Throughout the month of November, we will be celebrating and honoring our Native American siblings, the beauty and vibrance of their cultures, and their inherent dignity. We also acknowledge and seek to challenge the inaccurate and incomplete history of Native Americans that is embedded in our education system and culture. The reality is that there is a deeply painful and violent history of attempted genocide, forced removal and assimilation, as well as ongoing racism, cultural appropriation and colonialism today.
As ambassadors of racial reconciliation, we are called to:
- Listen to marginalized voices and their lived experiences
- Learn the real history by educating ourselves
- Lament the pain and violence of injustice
- Leverage our knowledge and resources to move toward meaningful action
We invite you to join us–this month and every month–as we amplify the Native voices in our community, dig deeper and lean into the hard truths of U.S. history, and celebrate the Native American community.
We’ve compiled a variety of resources as you continue the work of bridge-building.
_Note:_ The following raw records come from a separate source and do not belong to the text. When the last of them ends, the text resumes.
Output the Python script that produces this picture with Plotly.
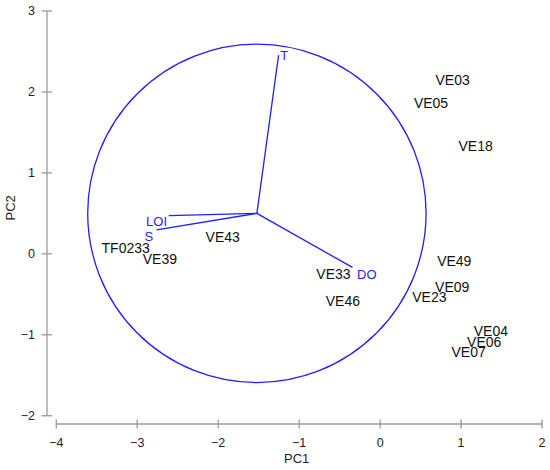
import plotly.graph_objects as go

# Sample scores (label positions)
sample_names = ["VE03", "VE05", "VE18", "VE49", "VE09", "VE23", "VE04", "VE06", "VE07",
                "VE33", "VE46", "VE43", "TF0233", "VE39"]
sample_pc1 = [0.896, 0.629, 1.180, 0.916, 0.891, 0.608, 1.368, 1.286, 1.093,
              -0.576, -0.460, -1.944, -3.143, -2.721]
sample_pc2 = [2.135, 1.840, 1.315, -0.107, -0.434, -0.557, -0.975, -1.103, -1.233,
              -0.270, -0.606, 0.184, 0.058, -0.086]

# Variable loadings (segment end points) and their label positions
var_names = ["T", "LOI", "S", "DO"]
var_end_pc1 = [-1.254, -2.610, -2.761, -0.341]
var_end_pc2 = [2.455, 0.471, 0.295, -0.168]
var_lab_pc1 = [-1.183, -2.761, -2.856, -0.164]
var_lab_pc2 = [2.434, 0.385, 0.200, -0.270]

origin_pc1 = -1.522
origin_pc2 = 0.500
circle_radius = 2.09

x_ticks = [-4, -3, -2, -1, 0, 1, 2]
y_ticks = [-2, -1, 0, 1, 2, 3]

BLUE = "#1f1fff"
AXIS = "#9a9a9a"
FONT = "Arial, Liberation Sans, Helvetica, sans-serif"

W, H = 550, 470
ML, MR, MT, MB = 47, 4, 5, 46
plot_w = W - ML - MR
plot_h = H - MT - MB

fig = go.Figure()

# loading segments
seg_x, seg_y = [], []
for ex, ey in zip(var_end_pc1, var_end_pc2):
    seg_x += [origin_pc1, ex, None]
    seg_y += [origin_pc2, ey, None]
fig.add_trace(go.Scatter(x=seg_x, y=seg_y, mode="lines",
                         line=dict(color=BLUE, width=1.3), hoverinfo="skip",
                         showlegend=False))

fig.add_trace(go.Scatter(x=var_lab_pc1, y=var_lab_pc2, mode="text", text=var_names,
                         textposition="middle center",
                         textfont=dict(family=FONT, size=13, color=BLUE),
                         showlegend=False))

fig.add_trace(go.Scatter(x=sample_pc1, y=sample_pc2, mode="text", text=sample_names,
                         textposition="middle center",
                         textfont=dict(family=FONT, size=14, color="#111111"),
                         showlegend=False))

shapes = [dict(type="circle", xref="x", yref="y",
               x0=origin_pc1 - circle_radius, x1=origin_pc1 + circle_radius,
               y0=origin_pc2 - circle_radius, y1=origin_pc2 + circle_radius,
               line=dict(color=BLUE, width=1.3), layer="below")]

# R-style detached axes
shapes.append(dict(type="line", xref="x", yref="paper", x0=x_ticks[0], x1=x_ticks[-1],
                   y0=0, y1=0, line=dict(color=AXIS, width=1.3)))
for t in x_ticks:
    shapes.append(dict(type="line", xref="x", yref="paper", x0=t, x1=t,
                       y0=-4.5 / plot_h, y1=4.5 / plot_h, line=dict(color=AXIS, width=1.3)))
shapes.append(dict(type="line", xref="paper", yref="y", x0=0, x1=0,
                   y0=y_ticks[0], y1=y_ticks[-1], line=dict(color=AXIS, width=1.3)))
for t in y_ticks:
    shapes.append(dict(type="line", xref="paper", yref="y", y0=t, y1=t,
                       x0=-5.5 / plot_w, x1=5.0 / plot_w, line=dict(color=AXIS, width=1.3)))

x_left = -4 - 9.3 / 81.12
y_bottom = -2 - 8.3 / 81.34

fig.update_layout(
    width=W, height=H,
    margin=dict(l=ML, r=MR, t=MT, b=MB, pad=0),
    paper_bgcolor="white", plot_bgcolor="white",
    shapes=shapes,
    showlegend=False,
    xaxis=dict(range=[x_left, x_left + plot_w / 81.12], tickvals=x_ticks,
               showgrid=False, zeroline=False, showline=False, ticks="",
               ticklabelstandoff=9,
               tickfont=dict(family=FONT, size=12.5, color="#222222")),
    yaxis=dict(range=[y_bottom, y_bottom + plot_h / 81.34], tickvals=y_ticks,
               showgrid=False, zeroline=False, showline=False, ticks="",
               ticklabelstandoff=11,
               tickfont=dict(family=FONT, size=12.5, color="#222222")),
    annotations=[
        dict(text="PC1", xref="paper", yref="paper", x=0.5, y=0, yanchor="middle",
             xanchor="center", yshift=-34, showarrow=False,
             font=dict(family=FONT, size=13, color="#222222")),
        dict(text="PC2", xref="paper", yref="paper", x=0, y=0.5, xanchor="center",
             yanchor="middle", xshift=-37, yshift=7, textangle=-90, showarrow=False,
             font=dict(family=FONT, size=13, color="#222222")),
    ],
)

fig.write_html("out.html", config={"displayModeBar": False},
               post_script="document.body.style.margin='0px';document.body.style.overflow='hidden';")
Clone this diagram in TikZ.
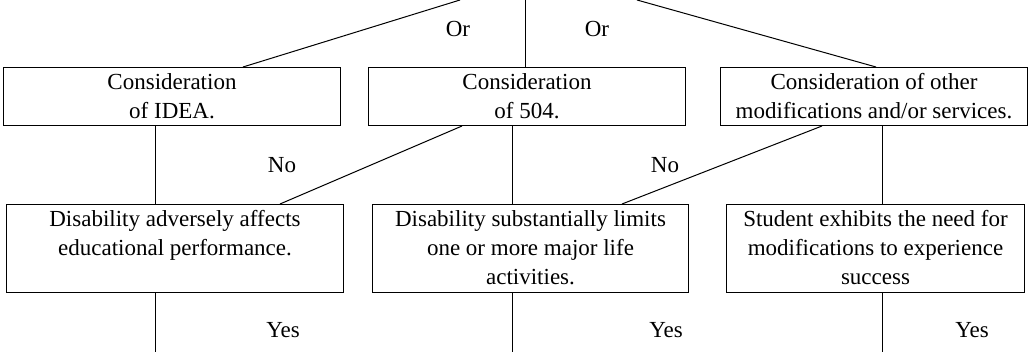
\documentclass[tikz,border=0pt]{standalone}
\usepackage{fontspec}
\setmainfont{Liberation Serif}
\newcommand{\boxtext}[3]{\parbox[c][#2pt][t]{#1pt}{\centering\fontsize{23}{28.7}\selectfont\rule{0pt}{22.5pt}#3}}
\tikzset{
  box/.style={draw, line width=1pt, inner sep=0pt, anchor=north west},
  conn/.style={line width=1pt},
  lbl/.style={font=\fontsize{23}{28}\selectfont, inner sep=0pt, anchor=base}
}
\begin{document}
\begin{tikzpicture}[x=1pt,y=-1pt]
\useasboundingbox[fill=white] (0,0) rectangle (1029,352);
% top row
\node[box] (b1) at (3,67)   {\boxtext{337}{58}{Consideration\\of IDEA.}};
\node[box] (b2) at (368,67) {\boxtext{317}{58}{Consideration\\of 504.}};
\node[box] (b3) at (720,67) {\boxtext{307}{58}{Consideration of other\\modifications and/or services.}};
% second row
\node[box] (b4) at (6,204)   {\boxtext{337}{88}{Disability adversely affects\\educational performance.}};
\node[box] (b5) at (372,204) {\boxtext{316}{88}{Disability substantially limits\\one or more major life\\activities.}};
\node[box] (b6) at (726,204) {\boxtext{298}{88}{Student exhibits the need for\\modifications to experience\\success}};
% free ends
\coordinate (t1) at (460,0);
\coordinate (t2) at (525,0);
\coordinate (t3) at (637,0);
\coordinate (y1) at (155,352);
\coordinate (y2) at (512,352);
\coordinate (y3) at (882,352);
% connectors from top
\draw[conn] (t1) -- (243,0 |- b1.north);
\draw[conn] (t2) -- (525,0 |- b2.north);
\draw[conn] (t3) -- (876,0 |- b3.north);
% row 1 to row 2
\draw[conn] (155,0 |- b1.south) -- (155,0 |- b4.north);
\draw[conn] (462,0 |- b2.south) -- (280,0 |- b4.north);
\draw[conn] (512,0 |- b2.south) -- (512,0 |- b5.north);
\draw[conn] (822,0 |- b3.south) -- (622,0 |- b5.north);
\draw[conn] (882,0 |- b3.south) -- (882,0 |- b6.north);
% row 2 down
\draw[conn] (155,0 |- b4.south) -- (y1);
\draw[conn] (512,0 |- b5.south) -- (y2);
\draw[conn] (882,0 |- b6.south) -- (y3);
% labels
\node[lbl] (or1) at (458,37) {Or};
\node[lbl] (or2) at (597,37) {Or};
\node[lbl] (no1) at (282,173) {No};
\node[lbl] (no2) at (665,173) {No};
\node[lbl] (ys1) at (283,338) {Yes};
\node[lbl] (ys2) at (666,338) {Yes};
\node[lbl] (ys3) at (972,338) {Yes};
\end{tikzpicture}
\end{document}
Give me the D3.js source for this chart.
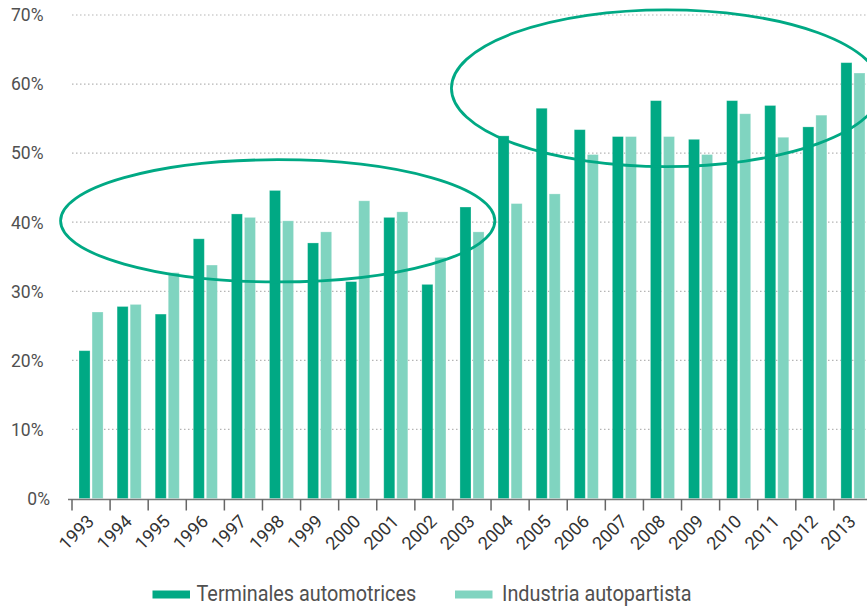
<!DOCTYPE html>
<html>
<head>
<meta charset="utf-8">
<script src="https://cdn.jsdelivr.net/npm/d3@7/dist/d3.min.js"></script>
<style>
  html, body { margin: 0; padding: 0; background: #fff; }
  svg { display: block; }
  text { font-family: Roboto, "Noto Sans", sans-serif; fill: #505050; }
</style>
</head>
<body>
<svg id="chart" width="867" height="606"></svg>
<script>
// ---- data ----
const years = ["1993","1994","1995","1996","1997","1998","1999","2000","2001","2002","2003",
               "2004","2005","2006","2007","2008","2009","2010","2011","2012","2013"];
const terminales = [21.4, 27.8, 26.7, 37.6, 41.2, 44.6, 37.0, 31.4, 40.7, 31.0, 42.2,
                    52.5, 56.5, 53.4, 52.4, 57.6, 52.0, 57.6, 56.9, 53.8, 63.1];
const autopartista = [27.0, 28.1, 32.7, 33.8, 40.7, 40.2, 38.6, 43.1, 41.5, 34.9, 38.6,
                      42.7, 44.1, 49.8, 52.4, 52.4, 49.8, 55.7, 52.3, 55.5, 61.6];
const seriesNames = ["Terminales automotrices", "Industria autopartista"];
const yTicks = [0, 10, 20, 30, 40, 50, 60, 70];
// highlight ellipses in data units: centre year (band start + offset in bands), centre value, radii (bands, %)
const highlights = [
  { year: "1998", bandOffset: 0.4, value: 40.2, rBands: 5.7, rValue: 8.85 },
  { year: "2008", bandOffset: 0.6, value: 59.4, rBands: 5.64, rValue: 11.35 }
];

const colors = ["#00a984", "#80d4c0"];

const svg = d3.select("#chart");
const mLeft = 72, mRight = 872, mTop = 15, mBottom = 498.5;

const x = d3.scaleBand().domain(years).range([mLeft, mRight]).padding(0);
const x1 = d3.scaleBand().domain([0, 1]).range([7, x.bandwidth() - 7]).paddingInner(0.154);
const y = d3.scaleLinear().domain([0, 70]).range([mBottom, mTop]);

// gridlines
svg.append("g").selectAll("line").data(yTicks.filter(d => d > 0)).join("line")
  .attr("x1", mLeft).attr("x2", 867)
  .attr("y1", d => y(d)).attr("y2", d => y(d))
  .attr("stroke", "#b5b5b5").attr("stroke-width", 1.2)
  .attr("stroke-dasharray", "1.5,2.5");

// y labels
svg.append("g").selectAll("text").data(yTicks).join("text")
  .attr("x", d => d === 0 ? 50 : 43.5)
  .attr("y", d => y(d))
  .attr("dy", "0.36em")
  .attr("text-anchor", "end")
  .style("font-size", "17.5px")
  .text(d => d + "%");

// bars
const data = years.map((yr, i) => ({ year: yr, vals: [terminales[i], autopartista[i]] }));
const groups = svg.append("g").selectAll("g").data(data).join("g")
  .attr("transform", d => `translate(${x(d.year)},0)`);
groups.selectAll("rect").data(d => d.vals.map((v, k) => ({ v, k }))).join("rect")
  .attr("x", d => x1(d.k))
  .attr("width", x1.bandwidth())
  .attr("y", d => y(d.v))
  .attr("height", d => y(0) - y(d.v))
  .attr("fill", d => colors[d.k])
  .attr("stroke", "#ffffff").attr("stroke-opacity", 0.35).attr("stroke-width", 0.8);

// x axis
const axis = svg.append("g").attr("transform", `translate(0,${mBottom + 1})`);
axis.append("line").attr("x1", 68).attr("x2", 867).attr("y1", 0).attr("y2", 0)
  .attr("stroke", "#777").attr("stroke-width", 1.5);
axis.selectAll("line.tick").data(years).join("line").attr("class", "tick")
  .attr("x1", d => x(d)).attr("x2", d => x(d))
  .attr("y1", 0).attr("y2", 11)
  .attr("stroke", "#666").attr("stroke-width", 1.5);
axis.selectAll("text").data(years).join("text")
  .attr("transform", d => `translate(${x(d) + x.bandwidth() / 2 + 4},${23}) rotate(-45)`)
  .attr("text-anchor", "end")
  .style("font-size", "18px")
  .style("fill", "#333")
  .text(d => d);

// highlight ellipses
svg.append("g").selectAll("ellipse").data(highlights).join("ellipse")
  .attr("cx", d => x(d.year) + d.bandOffset * x.step())
  .attr("cy", d => y(d.value))
  .attr("rx", d => d.rBands * x.step())
  .attr("ry", d => y(0) - y(d.rValue))
  .attr("fill", "none")
  .attr("stroke", colors[0])
  .attr("stroke-width", 2.8);

// legend
const legendX = [152.5, 455];
const lg = svg.append("g").selectAll("g").data(seriesNames).join("g")
  .attr("transform", (d, i) => `translate(${legendX[i]},590.5)`);
lg.append("rect").attr("width", 37.5).attr("height", 8).attr("fill", (d, i) => colors[i]);
lg.append("text")
  .attr("transform", (d, i) => `translate(${i === 0 ? 44 : 47},10.5) scale(0.91,1)`)
  .style("font-size", "21.8px")
  .text(d => d);
</script>
</body>
</html>
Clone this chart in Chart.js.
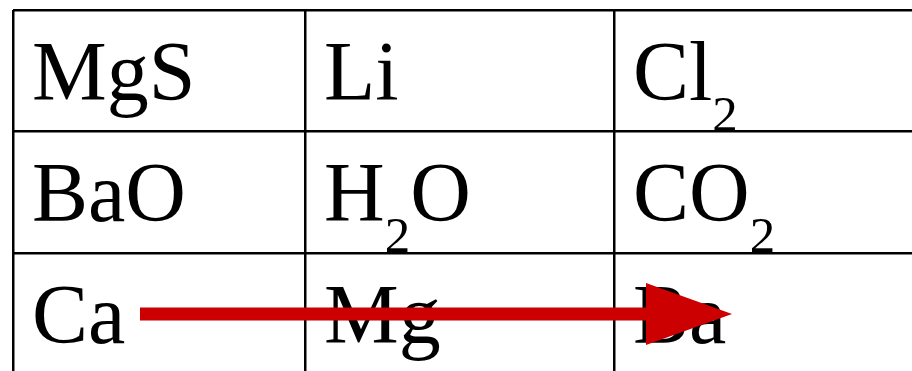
<!DOCTYPE html>
<html>
<head>
<meta charset="utf-8">
<script src="https://cdn.jsdelivr.net/npm/chart.js@4.4.1/dist/chart.umd.min.js"></script>
<style>
  html, body { margin: 0; padding: 0; background: #fff; }
  #wrap { width: 912px; height: 371px; position: relative; }
</style>
</head>
<body>
<div id="wrap"><canvas id="tableChart"></canvas></div>
<script>
// Table content (digits are drawn as subscripts)
const rowLabels = [
    ['MgS', 'Li', 'Cl2'],
    ['BaO', 'H2O', 'CO2'],
    ['Ca', 'Mg', 'Ba']
];

// Cell boundaries in table units
const columnEdges = [0, 292, 601, 900];
const rowEdges = [0, 121, 243, 365];

// Arrow across the last row
const arrowFrom = 127;
const arrowTo = 719;
const arrowRow = 304;

const RED = '#CC0000';
const FONT = '"Liberation Serif", "Times New Roman", serif';

// draws the formulas, digits as subscripts
const cellTextPlugin = {
    id: 'cellText',
    beforeDatasetsDraw(chart) {
        const { ctx, scales } = chart;
        ctx.save();
        ctx.fillStyle = '#000';
        ctx.textBaseline = 'alphabetic';
        rowLabels.forEach((row, r) => {
            row.forEach((label, c) => {
                let x = scales.x.getPixelForValue(columnEdges[c]) + 19;
                const y = scales.y.getPixelForValue(rowEdges[r]) + 90;
                label.split(/(\d+)/).filter(s => s).forEach(part => {
                    const sub = /^\d+$/.test(part);
                    ctx.font = (sub ? '51px ' : '84px ') + FONT;
                    ctx.fillText(part, x, sub ? y + 31 : y);
                    x += ctx.measureText(part).width;
                });
            });
        });
        ctx.restore();
    }
};

// arrow head at the end of the red line
const arrowHeadPlugin = {
    id: 'arrowHead',
    afterDatasetsDraw(chart) {
        const { ctx, scales } = chart;
        const tipX = scales.x.getPixelForValue(arrowTo);
        const midY = scales.y.getPixelForValue(arrowRow);
        ctx.save();
        ctx.fillStyle = RED;
        ctx.beginPath();
        ctx.moveTo(tipX, midY);
        ctx.lineTo(tipX - 86, midY - 31);
        ctx.lineTo(tipX - 86, midY + 31);
        ctx.closePath();
        ctx.fill();
        ctx.restore();
    }
};

const gridOpts = { color: '#000', lineWidth: 2.5, drawTicks: false };

new Chart(document.getElementById('tableChart').getContext('2d'), {
    type: 'scatter',
    data: {
        datasets: [{
            data: [{ x: arrowFrom, y: arrowRow }, { x: arrowTo - 80, y: arrowRow }],
            showLine: true,
            borderColor: RED,
            borderWidth: 13,
            borderCapStyle: 'butt',
            pointRadius: 0,
            clip: false
        }]
    },
    options: {
        responsive: true,
        maintainAspectRatio: false,
        animation: false,
        layout: { padding: { left: 13, top: 10, right: 0, bottom: 0 } },
        plugins: { legend: { display: false }, tooltip: { enabled: false } },
        scales: {
            x: {
                type: 'linear', min: 0, max: 899,
                afterBuildTicks: axis => { axis.ticks = columnEdges.filter(v => v <= 899).map(v => ({ value: v })); },
                ticks: { display: false },
                grid: gridOpts,
                border: { display: false }
            },
            y: {
                type: 'linear', min: 0, max: 361, reverse: true,
                afterBuildTicks: axis => { axis.ticks = rowEdges.filter(v => v <= 361).map(v => ({ value: v })); },
                ticks: { display: false },
                grid: gridOpts,
                border: { display: false }
            }
        }
    },
    plugins: [cellTextPlugin, arrowHeadPlugin]
});
</script>
</body>
</html>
Be sure to follow us on social media as we spend the next few weeks sharing ways to honor and celebrate the Native American community!
Native American Heritage Month first began as a week-long celebration in 1986 when President Reagan proclaimed the week of November 23-30, 1986 as “American Indian Week.” Since 1995, every president has issued annual proclamations designating November as the time to celebrate the culture, accomplishments, and contributions of people who were the first inhabitants of the United States.
When talking about Native groups or people, it is always best to be as specific as possible and use the terminology the citizens of the community use to describe themselves.
Indigenous refers to those peoples with pre-existing sovereignty who were living together as a community prior to contact with settler populations, most often–though not exclusively–Europeans.
Indigenous Peoples refers to a group of Indigenous peoples with a shared national identity, such as “Navajo” or “Sami,” and is the equivalent of saying “the American people.”
Native American and American Indian refer to peoples living within what is now the United States prior to European contact. American Indian has a specific legal context because the branch of law, Federal Indian Law, uses this terminology. American Indian is also used by the U.S. Office of Management and Budget through the U.S. Census Bureau. We only use the term “Indian” in this section due to government titles. At Be the Bridge, we use the term Native American or Native. The descriptor “Indian” is not to be used to describe our Native relatives nor should it be used outside of the Native community.
European Contact vs. “Discovery” – The issue with the word “discovery” is that, obviously, Indigenous Peoples have populated the Western Hemisphere for tens of thousands of years (National Museum of the American Indian). Words matter, and using the term “contact” when referring to the European arrival on Native lands reframes the history in a more accurate light.
Federal recognition is the legal acknowledgement of the sovereign and separate political status of Nations by the U.S. Federal government. There are 574 federally recognized Nations in the United States. Approximately 229 of these ethnically, culturally and linguistically diverse Nations are located in Alaska; the other federally recognized Nations are located in 35 other states. There are also state recognized Nations located throughout the United States (NCAI). It is also important to note there are many other Native American Nations pursuing federal recognition.
Tribal Sovereignty is the ability of tribal groups to assert independent nationhood with the right to govern, protect and enhance the health, safety and welfare of tribal citizens within tribal territory (NCAI).
A treaty is a contract between tribal governments and the U.S. federal government. Before treaties come into effect, they must be ratified by the Senate. 370 treaties were ratified by the U.S. Senate from 1776 to 1871, and 45 were negotiated but never ratified. In 1871, the United States ceased treaty-making with tribal groups (History.com).